All these negative repercussions of increased U.S. government burrowing will cause the value of the dollar to drop against foreign currencies. America imports a lot of commodities from foreign countries, a drop in the dollar will cause these commodities to be more expensive.

In addition, with the instability of the dollar this will almost certainly cause many foreign countries and foreign businesses to switch from the dollar as their standard to another currency like the euro.

[This] will weaken the U.S. economy as it will no longer hold its appeal to foreign individuals, foreign businesses and foreign countries as it had, not to mention how it will hurt America from the standpoint that when an American or an American business do business with any of these foreign entities these entities will want the standard to be a foreign currency not the dollar thus making it more costly and unpredictable for Americans and American businesses to operate.

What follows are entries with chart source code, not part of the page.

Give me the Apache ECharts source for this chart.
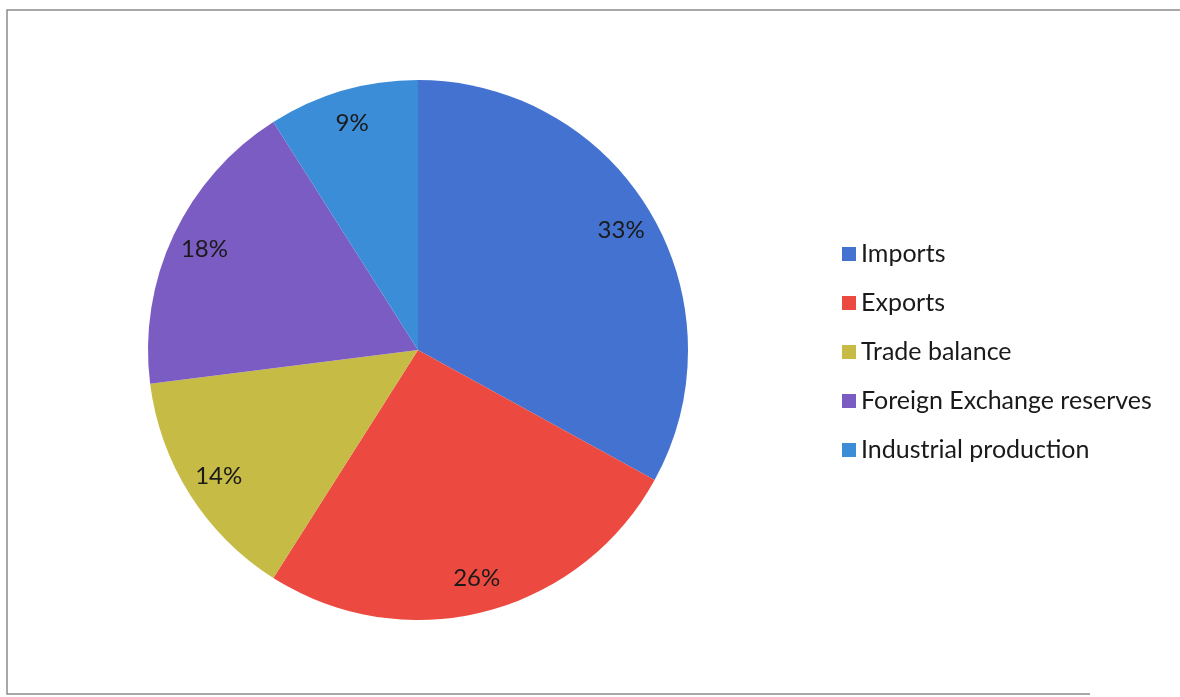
<!DOCTYPE html>
<html>
<head>
<meta charset="utf-8">
<script src="https://cdn.jsdelivr.net/npm/echarts@6/dist/echarts.min.js"></script>
<style>
  html, body { margin: 0; padding: 0; background: #ffffff; }
  #chart { width: 1180px; height: 697px; }
</style>
</head>
<body>
<div id="chart"></div>
<script>
// Share of indicators
const categories = ['Imports', 'Exports', 'Trade balance', 'Foreign Exchange reserves', 'Industrial production'];
const shares = [33, 26, 14, 18, 9];
const colors = ['#4472d0', '#ec4a40', '#c6bb45', '#7b5cc2', '#3b8dd8'];

const FONT = 'Lato';
const cx = 418, cy = 350, R = 270;

const sliceData = categories.map((name, i) => ({
  name: name,
  value: shares[i],
  itemStyle: { color: colors[i] }
}));

const chart = echarts.init(document.getElementById('chart'));
chart.setOption({
  animation: false,
  backgroundColor: '#ffffff',
  legend: {
    orient: 'vertical',
    left: 837,
    top: 236,
    itemWidth: 14,
    itemHeight: 14,
    itemGap: 23,
    icon: 'rect',
    data: categories,
    textStyle: { fontFamily: FONT, fontSize: 25, color: '#1a1a1a', lineHeight: 26 }
  },
  graphic: [
    {
      type: 'polyline',
      shape: { points: [[1180, 10], [7, 10], [7, 694], [1090, 694]] },
      style: { stroke: '#8c8c8c', lineWidth: 1.5, fill: null },
      silent: true
    }
  ],
  series: [
    {
      type: 'pie',
      center: [cx, cy],
      radius: [0, R],
      startAngle: 90,
      clockwise: true,
      silent: true,
      label: { show: false },
      labelLine: { show: false },
      data: sliceData
    },
    {
      // transparent ring that carries the percentage labels near the rim
      type: 'pie',
      center: [cx, cy],
      radius: [196, R],
      startAngle: 90,
      clockwise: true,
      silent: true,
      legendHoverLink: false,
      itemStyle: { color: 'rgba(0,0,0,0)' },
      label: {
        show: true,
        position: 'inside',
        formatter: '{c}%',
        fontFamily: FONT,
        fontSize: 24,
        color: '#1a1a1a'
      },
      labelLine: { show: false },
      data: categories.map((name, i) => ({ name: name + ' ', value: shares[i] }))
    }
  ]
});
</script>
</body>
</html>
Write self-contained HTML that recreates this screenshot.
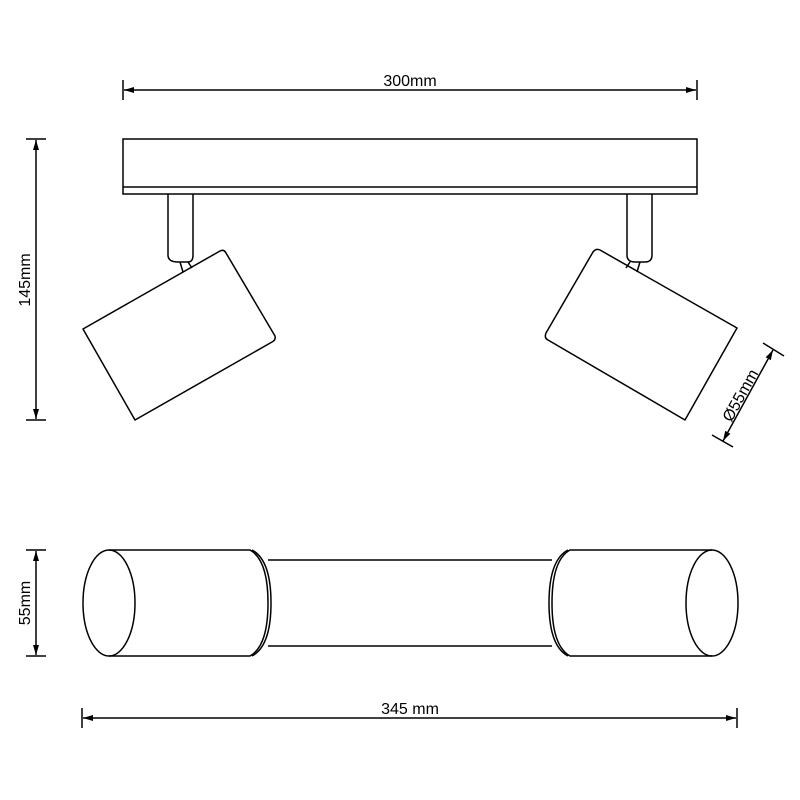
<!DOCTYPE html>
<html><head><style>body{margin:0;background:#fff}svg{display:block}</style></head><body>
<svg width="800" height="800" viewBox="0 0 800 800" xmlns="http://www.w3.org/2000/svg" font-family="Liberation Sans, sans-serif">
<defs><marker id="a" viewBox="0 0 10 6" refX="10" refY="3" markerWidth="10" markerHeight="6" orient="auto-start-reverse" markerUnits="userSpaceOnUse"><path d="M0,0L10,3L0,6z" fill="#000"/></marker></defs>
<g stroke="#000" fill="none" stroke-width="1.5">
<line x1="123" y1="80" x2="123" y2="100"/><line x1="697" y1="80" x2="697" y2="100"/>
<line x1="124" y1="90" x2="696" y2="90" marker-start="url(#a)" marker-end="url(#a)"/>
<line x1="26" y1="139" x2="46" y2="139"/><line x1="26" y1="420" x2="46" y2="420"/>
<line x1="36" y1="140" x2="36" y2="419" marker-start="url(#a)" marker-end="url(#a)"/>
<rect x="123" y="139" width="574" height="55"/>
<line x1="123" y1="187" x2="697" y2="187"/>
<path d="M168,194 V255 Q168,262 178,262 H188 Q193,262 193,255 V194"/>
<path d="M627,194 V255 Q627,262 635,262 H645 Q652,262 652,255 V194"/>
<path d="M180,262 L183,272 M188,262 L192,268"/>
<path d="M630,262 L626,268 M640,262 L637,272"/>
<path d="M83,329 L220,251 Q224,249 226,253 L275,336 Q276,340 272,342 L135,420 Z" stroke-linejoin="round"/>
<path d="M737,328 L600,250 Q596,248 593,252 L546,333 Q544,338 548,340 L685,420 Z" stroke-linejoin="round"/>
<line x1="763" y1="343" x2="784" y2="356"/><line x1="712" y1="435" x2="733" y2="447"/>
<line x1="773" y1="350" x2="723" y2="441" marker-start="url(#a)" marker-end="url(#a)"/>
<path d="M109,550 H250 Q268,560 268,603 Q268,646 250,656 H109"/>
<path d="M252,550 Q271,560 271,603 Q271,646 252,656"/>
<ellipse cx="109" cy="603" rx="26" ry="53"/>
<line x1="268" y1="560" x2="552" y2="560"/><line x1="268" y1="646" x2="552" y2="646"/>
<path d="M712,550 H570 Q552,560 552,603 Q552,646 570,656 H712"/>
<path d="M568,550 Q549,560 549,603 Q549,646 568,656"/>
<ellipse cx="712" cy="603" rx="26" ry="53"/>
<line x1="26" y1="550" x2="46" y2="550"/><line x1="26" y1="656" x2="46" y2="656"/>
<line x1="36" y1="551" x2="36" y2="655" marker-start="url(#a)" marker-end="url(#a)"/>
<line x1="82" y1="708" x2="82" y2="728"/><line x1="737" y1="708" x2="737" y2="728"/>
<line x1="83" y1="718" x2="736" y2="718" marker-start="url(#a)" marker-end="url(#a)"/>
</g>
<g font-size="16" fill="#000" text-anchor="middle">
<text x="410" y="86">300mm</text>
<text x="410" y="714">345 mm</text>
<text transform="translate(30,280) rotate(-90)">145mm</text>
<text transform="translate(30,603) rotate(-90)">55mm</text>
<text transform="translate(745,398) rotate(-61)">Ø55mm</text>
</g>
</svg>
</body></html>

One helpful step Congress could take to stop the large increases in government spending is make it clear in each years budget how the Congress is expanding the base line spending from the previous year.

Currently, Congressional budgets don’t do that. They use inflated numbers for the current years budget so that the next years planned budget increases don’t look that large. The inflated numbers for spending in the various areas of government spending are because of emergency spending or one-time spending legislation which occurs over the course of the year.

For example, the recently passed $ 787 billion stimulus legislation is emergency legislation that will inflate the numbers in various areas of government spending for FY 2009 such as education and transportation so that for the FY 2010 budget the proposed FY 2010 spending increases in these areas won’t look as bad compared to if the base line spending for the current year was used.

Forcing Congress to show in the budget legislation how they are increasing base line spending from one year to the next will put pressure on Congress to hold down spending increases because it will be crystal clear how members of Congress are increasing spending and members of Congress opponents in upcoming elections can hold these members better accountable to their constituents for excessive spending.

Considering the fact that most American family incomes if they rise at all this year will rise at between two to five percent and the fact that the current and projected U.S. government deficits are unaffordable for the American people, the U.S. government should keep its spending increases for the FY 2010 budget in this five percent maximum increase range.

The Democrat Chairman of the Senate Budget Committee described the FY 2010 budget authority increases in his chambers budget bill for discretionary non-military spending at seven percent, this is wrong it is too high. I wouldn’t be surprised at all if in future Congressional elections members of Congress who voted for passage of such a bill pay a price for that vote.